▸ **TO DO**
Write out the full listing exactly as given, minus the images.
[start DATA EXCERPT]
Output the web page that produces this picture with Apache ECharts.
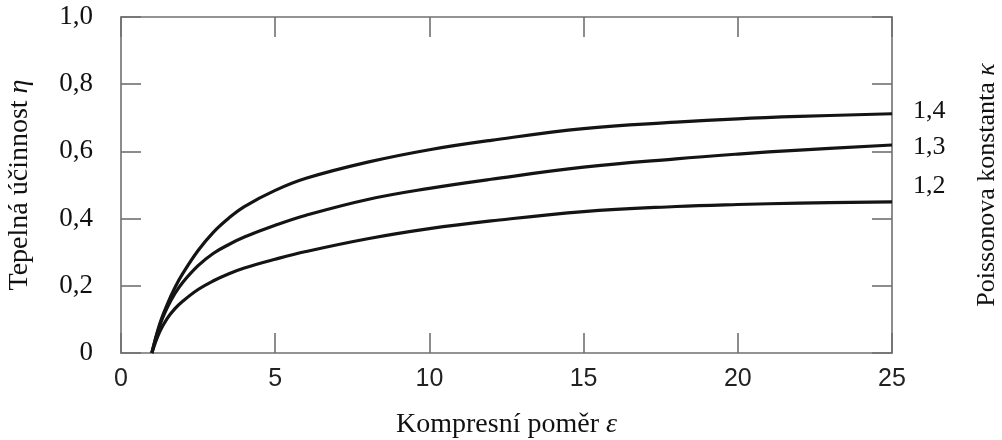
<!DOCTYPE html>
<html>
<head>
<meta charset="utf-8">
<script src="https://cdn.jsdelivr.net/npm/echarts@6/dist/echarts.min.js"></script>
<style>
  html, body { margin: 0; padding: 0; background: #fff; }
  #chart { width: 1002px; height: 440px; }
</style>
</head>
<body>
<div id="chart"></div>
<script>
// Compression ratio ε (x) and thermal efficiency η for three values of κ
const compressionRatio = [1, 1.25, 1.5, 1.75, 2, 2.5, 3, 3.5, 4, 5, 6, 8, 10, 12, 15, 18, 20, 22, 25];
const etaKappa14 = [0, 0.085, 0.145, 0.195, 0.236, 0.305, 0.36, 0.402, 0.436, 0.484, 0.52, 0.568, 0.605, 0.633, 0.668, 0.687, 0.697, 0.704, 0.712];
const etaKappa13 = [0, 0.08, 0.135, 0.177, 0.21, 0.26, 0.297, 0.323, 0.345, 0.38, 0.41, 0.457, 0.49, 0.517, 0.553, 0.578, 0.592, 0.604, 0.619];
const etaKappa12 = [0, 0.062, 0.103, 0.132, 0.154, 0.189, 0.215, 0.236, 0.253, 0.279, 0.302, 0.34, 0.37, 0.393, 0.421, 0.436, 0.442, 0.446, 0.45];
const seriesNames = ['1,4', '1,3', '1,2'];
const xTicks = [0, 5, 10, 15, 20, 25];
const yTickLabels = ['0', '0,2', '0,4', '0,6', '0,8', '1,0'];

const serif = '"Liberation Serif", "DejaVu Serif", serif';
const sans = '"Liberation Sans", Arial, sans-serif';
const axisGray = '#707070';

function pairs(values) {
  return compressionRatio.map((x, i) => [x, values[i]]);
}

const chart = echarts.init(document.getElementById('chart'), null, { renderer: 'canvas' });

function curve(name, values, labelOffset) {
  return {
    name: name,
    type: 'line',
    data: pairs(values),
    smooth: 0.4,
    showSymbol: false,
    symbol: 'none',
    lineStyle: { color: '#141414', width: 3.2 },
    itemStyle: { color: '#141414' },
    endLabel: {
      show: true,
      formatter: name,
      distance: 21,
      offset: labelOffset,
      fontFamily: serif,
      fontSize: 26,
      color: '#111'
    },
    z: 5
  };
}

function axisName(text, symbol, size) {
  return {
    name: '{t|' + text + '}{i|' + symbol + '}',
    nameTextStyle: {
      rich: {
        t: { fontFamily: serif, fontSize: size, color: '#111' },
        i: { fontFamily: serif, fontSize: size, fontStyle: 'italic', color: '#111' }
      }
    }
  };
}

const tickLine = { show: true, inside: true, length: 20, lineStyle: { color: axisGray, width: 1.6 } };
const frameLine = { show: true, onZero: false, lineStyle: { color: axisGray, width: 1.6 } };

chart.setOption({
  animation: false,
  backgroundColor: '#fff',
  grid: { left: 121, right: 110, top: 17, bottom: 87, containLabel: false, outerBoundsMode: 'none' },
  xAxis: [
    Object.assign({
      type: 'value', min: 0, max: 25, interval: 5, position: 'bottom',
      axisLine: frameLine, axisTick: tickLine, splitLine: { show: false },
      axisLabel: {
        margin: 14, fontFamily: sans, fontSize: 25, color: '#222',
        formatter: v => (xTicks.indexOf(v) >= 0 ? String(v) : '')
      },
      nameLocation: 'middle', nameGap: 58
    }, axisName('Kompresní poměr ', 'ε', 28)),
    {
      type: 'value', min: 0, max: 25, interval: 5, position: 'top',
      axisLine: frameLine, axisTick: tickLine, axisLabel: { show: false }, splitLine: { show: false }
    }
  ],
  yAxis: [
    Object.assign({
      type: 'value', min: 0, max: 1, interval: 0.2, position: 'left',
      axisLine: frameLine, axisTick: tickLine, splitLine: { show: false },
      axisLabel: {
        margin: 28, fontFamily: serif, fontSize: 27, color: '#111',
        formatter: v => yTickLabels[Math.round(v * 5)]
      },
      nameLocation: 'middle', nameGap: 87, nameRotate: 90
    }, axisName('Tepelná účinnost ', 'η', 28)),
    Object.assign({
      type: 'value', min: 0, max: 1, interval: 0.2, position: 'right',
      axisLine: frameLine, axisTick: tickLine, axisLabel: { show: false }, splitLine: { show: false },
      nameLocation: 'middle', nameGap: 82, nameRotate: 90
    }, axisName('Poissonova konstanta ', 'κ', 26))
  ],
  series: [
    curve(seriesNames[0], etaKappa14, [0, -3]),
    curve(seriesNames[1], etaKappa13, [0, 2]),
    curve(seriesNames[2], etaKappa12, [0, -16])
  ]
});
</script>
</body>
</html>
[end DATA EXCERPT]
▸ **SOLVED PROBLEM**
Output the web page that produces this picture with Apache ECharts.
<!DOCTYPE html>
<html>
<head>
<meta charset="utf-8">
<script src="https://cdn.jsdelivr.net/npm/echarts@6/dist/echarts.min.js"></script>
<style>
  html, body { margin: 0; padding: 0; background: #fff; }
  #chart { width: 1002px; height: 440px; }
</style>
</head>
<body>
<div id="chart"></div>
<script>
// Compression ratio ε (x) and thermal efficiency η for three values of κ
const compressionRatio = [1, 1.25, 1.5, 1.75, 2, 2.5, 3, 3.5, 4, 5, 6, 8, 10, 12, 15, 18, 20, 22, 25];
const etaKappa14 = [0, 0.085, 0.145, 0.195, 0.236, 0.305, 0.36, 0.402, 0.436, 0.484, 0.52, 0.568, 0.605, 0.633, 0.668, 0.687, 0.697, 0.704, 0.712];
const etaKappa13 = [0, 0.08, 0.135, 0.177, 0.21, 0.26, 0.297, 0.323, 0.345, 0.38, 0.41, 0.457, 0.49, 0.517, 0.553, 0.578, 0.592, 0.604, 0.619];
const etaKappa12 = [0, 0.062, 0.103, 0.132, 0.154, 0.189, 0.215, 0.236, 0.253, 0.279, 0.302, 0.34, 0.37, 0.393, 0.421, 0.436, 0.442, 0.446, 0.45];
const seriesNames = ['1,4', '1,3', '1,2'];
const xTicks = [0, 5, 10, 15, 20, 25];
const yTickLabels = ['0', '0,2', '0,4', '0,6', '0,8', '1,0'];

const serif = '"Liberation Serif", "DejaVu Serif", serif';
const sans = '"Liberation Sans", Arial, sans-serif';
const axisGray = '#707070';

function pairs(values) {
  return compressionRatio.map((x, i) => [x, values[i]]);
}

const chart = echarts.init(document.getElementById('chart'), null, { renderer: 'canvas' });

function curve(name, values, labelOffset) {
  return {
    name: name,
    type: 'line',
    data: pairs(values),
    smooth: 0.4,
    showSymbol: false,
    symbol: 'none',
    lineStyle: { color: '#141414', width: 3.2 },
    itemStyle: { color: '#141414' },
    endLabel: {
      show: true,
      formatter: name,
      distance: 21,
      offset: labelOffset,
      fontFamily: serif,
      fontSize: 26,
      color: '#111'
    },
    z: 5
  };
}

function axisName(text, symbol, size) {
  return {
    name: '{t|' + text + '}{i|' + symbol + '}',
    nameTextStyle: {
      rich: {
        t: { fontFamily: serif, fontSize: size, color: '#111' },
        i: { fontFamily: serif, fontSize: size, fontStyle: 'italic', color: '#111' }
      }
    }
  };
}

const tickLine = { show: true, inside: true, length: 20, lineStyle: { color: axisGray, width: 1.6 } };
const frameLine = { show: true, onZero: false, lineStyle: { color: axisGray, width: 1.6 } };

chart.setOption({
  animation: false,
  backgroundColor: '#fff',
  grid: { left: 121, right: 110, top: 17, bottom: 87, containLabel: false, outerBoundsMode: 'none' },
  xAxis: [
    Object.assign({
      type: 'value', min: 0, max: 25, interval: 5, position: 'bottom',
      axisLine: frameLine, axisTick: tickLine, splitLine: { show: false },
      axisLabel: {
        margin: 14, fontFamily: sans, fontSize: 25, color: '#222',
        formatter: v => (xTicks.indexOf(v) >= 0 ? String(v) : '')
      },
      nameLocation: 'middle', nameGap: 58
    }, axisName('Kompresní poměr ', 'ε', 28)),
    {
      type: 'value', min: 0, max: 25, interval: 5, position: 'top',
      axisLine: frameLine, axisTick: tickLine, axisLabel: { show: false }, splitLine: { show: false }
    }
  ],
  yAxis: [
    Object.assign({
      type: 'value', min: 0, max: 1, interval: 0.2, position: 'left',
      axisLine: frameLine, axisTick: tickLine, splitLine: { show: false },
      axisLabel: {
        margin: 28, fontFamily: serif, fontSize: 27, color: '#111',
        formatter: v => yTickLabels[Math.round(v * 5)]
      },
      nameLocation: 'middle', nameGap: 87, nameRotate: 90
    }, axisName('Tepelná účinnost ', 'η', 28)),
    Object.assign({
      type: 'value', min: 0, max: 1, interval: 0.2, position: 'right',
      axisLine: frameLine, axisTick: tickLine, axisLabel: { show: false }, splitLine: { show: false },
      nameLocation: 'middle', nameGap: 82, nameRotate: 90
    }, axisName('Poissonova konstanta ', 'κ', 26))
  ],
  series: [
    curve(seriesNames[0], etaKappa14, [0, -3]),
    curve(seriesNames[1], etaKappa13, [0, 2]),
    curve(seriesNames[2], etaKappa12, [0, -16])
  ]
});
</script>
</body>
</html>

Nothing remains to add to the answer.